Kuwait Confirms Oil Production Cut
Kuwait has officially confirmed a strategic reduction in its oil production, a move announced on March 7, 2026, by the Kuwait Petroleum Corporation (KPC). This decision comes amid escalating tensions in the Middle East, particularly with Iran, which have raised concerns over the security of oil shipments through the critical Strait of Hormuz. Although KPC did not disclose specific figures, industry sources have suggested a cut of approximately 120,000 barrels per day. This reduction is attributed to both geopolitical risks and logistical constraints, as Kuwait’s domestic storage facilities are reportedly near full capacity, operating at 98% utilization.
Impact on Global Oil Markets
The announcement of Kuwait’s oil production cut has influenced global oil prices, with Brent crude futures rising by approximately 4.2% over the past two weeks. This increase reflects market concerns over potential supply disruptions in the region, which could exacerbate existing pressures in an already volatile market. Despite the International Energy Agency (IEA) indicating a global surplus, the geopolitical tensions and production adjustments are shifting market sentiment towards a more bullish outlook.

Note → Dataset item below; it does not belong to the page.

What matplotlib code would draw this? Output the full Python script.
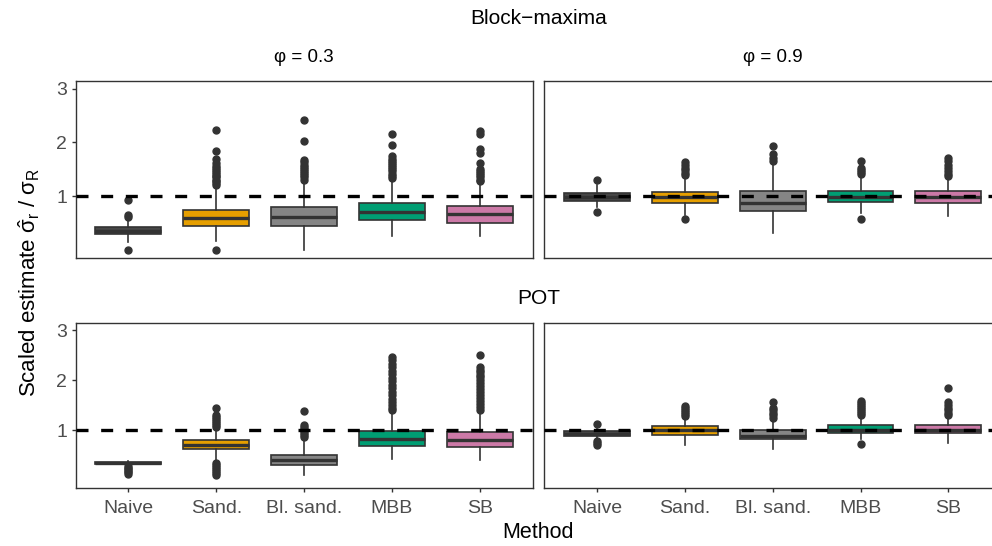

OPEC+ Coordination and Future Plans
In contrast to Kuwait’s production cut, OPEC+ had previously announced an increase in collective production by 206,000 barrels per day starting in April 2026. This decision includes a planned rise in Kuwait’s output to approximately 2.596 million barrels per day, signaling a gradual unwinding of earlier voluntary cuts. However, Kuwait’s Oil Minister, Issam Almarzooq, has advocated for extending production cuts beyond June to stabilize the global oil market and support price recovery, highlighting the complex balancing act faced by oil-producing nations.
Geopolitical Risks and Market Outlook
The potential closure of the Strait of Hormuz poses a significant threat to oil exports from the region. Analysts at J.P. Morgan have warned that a prolonged closure could result in a loss of up to 3.3 million barrels per day within days, severely impacting countries like Iraq and Kuwait. This scenario has led to projections that oil prices could soar to $150 per barrel if the strait remains closed, as stated by Qatar’s Energy Minister. Such developments underscore the delicate interplay between geopolitical dynamics and market stability.
Conclusion and Forward-Looking Takeaway
Kuwait’s recent production cut is a calculated response to immediate geopolitical threats and internal logistical challenges. As tensions in the Middle East continue to evolve, the global oil market remains on edge, with potential for significant price fluctuations. Stakeholders will be closely monitoring the situation, particularly the developments around the Strait of Hormuz, as any extended disruptions could have profound implications for global energy supply and economic stability.